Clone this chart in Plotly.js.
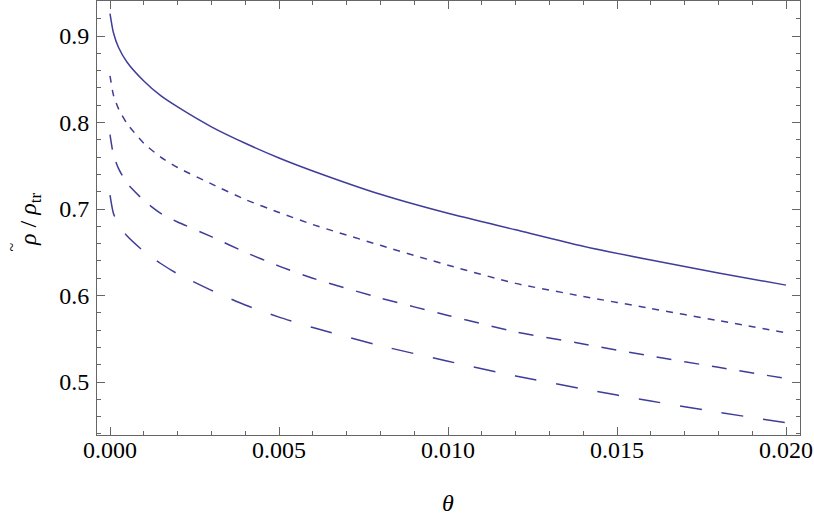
<!DOCTYPE html>
<html>
<head>
<meta charset="utf-8">
<script src="https://cdn.plot.ly/plotly-3.0.1.min.js"></script>
<style>
  html, body { margin: 0; padding: 0; background: #fff; }
  #chart { width: 814px; height: 516px; }
</style>
</head>
<body>
<div id="chart"></div>
<script>
  // theta grid and the four curves
  var theta = [0, 0.0001, 0.00025, 0.0005, 0.001, 0.0015, 0.002, 0.003, 0.004, 0.005,
               0.006, 0.008, 0.010, 0.012, 0.014, 0.016, 0.018, 0.020];
  var rhoSolid = [0.926, 0.904, 0.887, 0.870, 0.848, 0.831, 0.818, 0.795, 0.776, 0.759,
                  0.744, 0.717, 0.695, 0.676, 0.657, 0.641, 0.626, 0.612];
  var rhoDot = [0.854, 0.832, 0.816, 0.799, 0.776, 0.760, 0.748, 0.729, 0.711, 0.696,
                0.682, 0.658, 0.635, 0.614, 0.599, 0.585, 0.571, 0.557];
  var rhoDash = [0.786, 0.763, 0.747, 0.730, 0.710, 0.695, 0.685, 0.668, 0.650, 0.634,
                 0.620, 0.597, 0.577, 0.558, 0.544, 0.530, 0.517, 0.504];
  var rhoLong = [0.716, 0.695, 0.682, 0.669, 0.651, 0.637, 0.625, 0.606, 0.589, 0.575,
                 0.563, 0.542, 0.524, 0.507, 0.492, 0.478, 0.465, 0.453];

  var BLUE = "#3f3d99", FRAME = "#666";
  var SERIF = "'Liberation Serif', 'Times New Roman', Times, serif";
  var XR = [-0.000385, 0.020414], YR = [0.43873, 0.94046];

  function curve(y, dash) {
    return {
      x: theta, y: y, mode: "lines", hoverinfo: "skip",
      line: { color: BLUE, width: 1.5, dash: dash, shape: "spline", smoothing: 0.6 }
    };
  }
  var traces = [
    curve(rhoSolid, "solid"),
    curve(rhoDot, "7px,7px"),
    curve(rhoDash, "15px,13px"),
    curve(rhoLong, "22px,20px"),
    // empty trace so the top/right tick axes get drawn
    { x: [], y: [], xaxis: "x2", yaxis: "y2", mode: "lines", hoverinfo: "skip" }
  ];

  function axis(extra) {
    var a = {
      showgrid: false, zeroline: false, showline: true,
      linecolor: FRAME, linewidth: 1,
      ticks: "inside", ticklen: 8, tickwidth: 1, tickcolor: FRAME,
      tickfont: { family: SERIF, size: 24, color: "#000" }
    };
    for (var k in extra) a[k] = extra[k];
    return a;
  }
  var xMinor = { dtick: 0.001, ticks: "inside", ticklen: 4, tickcolor: FRAME };
  var yMinor = { dtick: 0.02, ticks: "inside", ticklen: 4, tickcolor: FRAME };
  var titleFont = { family: SERIF, size: 24, color: "#000" };

  var layout = {
    width: 814, height: 516,
    margin: { l: 97, r: 14, t: 1, b: 81 },
    paper_bgcolor: "#fff", plot_bgcolor: "#fff",
    showlegend: false,
    xaxis: axis({
      range: XR, tick0: 0, dtick: 0.005, tickformat: ".3f", minor: xMinor,
      ticklabelstandoff: -7
    }),
    yaxis: axis({
      range: YR, tick0: 0, dtick: 0.1, tickformat: ".1f", minor: yMinor,
      ticklabelstandoff: 2
    }),
    xaxis2: axis({
      overlaying: "x", side: "top", range: XR, tick0: 0, dtick: 0.005, minor: xMinor,
      showticklabels: false, anchor: "y2"
    }),
    yaxis2: axis({
      overlaying: "y", side: "right", range: YR, tick0: 0, dtick: 0.1, minor: yMinor,
      showticklabels: false, anchor: "x2"
    }),
    annotations: [{
      // x axis title
      text: "<i>θ</i>", xref: "paper", yref: "paper",
      x: 0.4993, y: -0.157, xanchor: "center", yanchor: "middle",
      showarrow: false, font: titleFont
    }, {
      // y axis title, rotated like the reference
      text: "<i>ρ</i> / <i>ρ</i><sub>tr</sub>", xref: "paper", yref: "paper",
      x: -0.0953, y: 0.4954, xanchor: "center", yanchor: "middle",
      showarrow: false, textangle: -90, font: titleFont
    }, {
      // tilde over the first rho
      text: "~", xref: "paper", yref: "paper", x: -0.1215, y: 0.4332,
      xanchor: "center", yanchor: "middle",
      showarrow: false, textangle: -90,
      font: { family: SERIF, size: 16, color: "#000" }
    }]
  };

  Plotly.newPlot("chart", traces, layout, { displayModeBar: false, staticPlot: true });
</script>
</body>
</html>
---+---
Objective >> Go through the material line by line. Show each line that contains the string "chart".

Final answer >>
Clone this chart in Plotly.js.
  #chart { width: 814px; height: 516px; }
<div id="chart"></div>
  Plotly.newPlot("chart", traces, layout, { displayModeBar: false, staticPlot: true });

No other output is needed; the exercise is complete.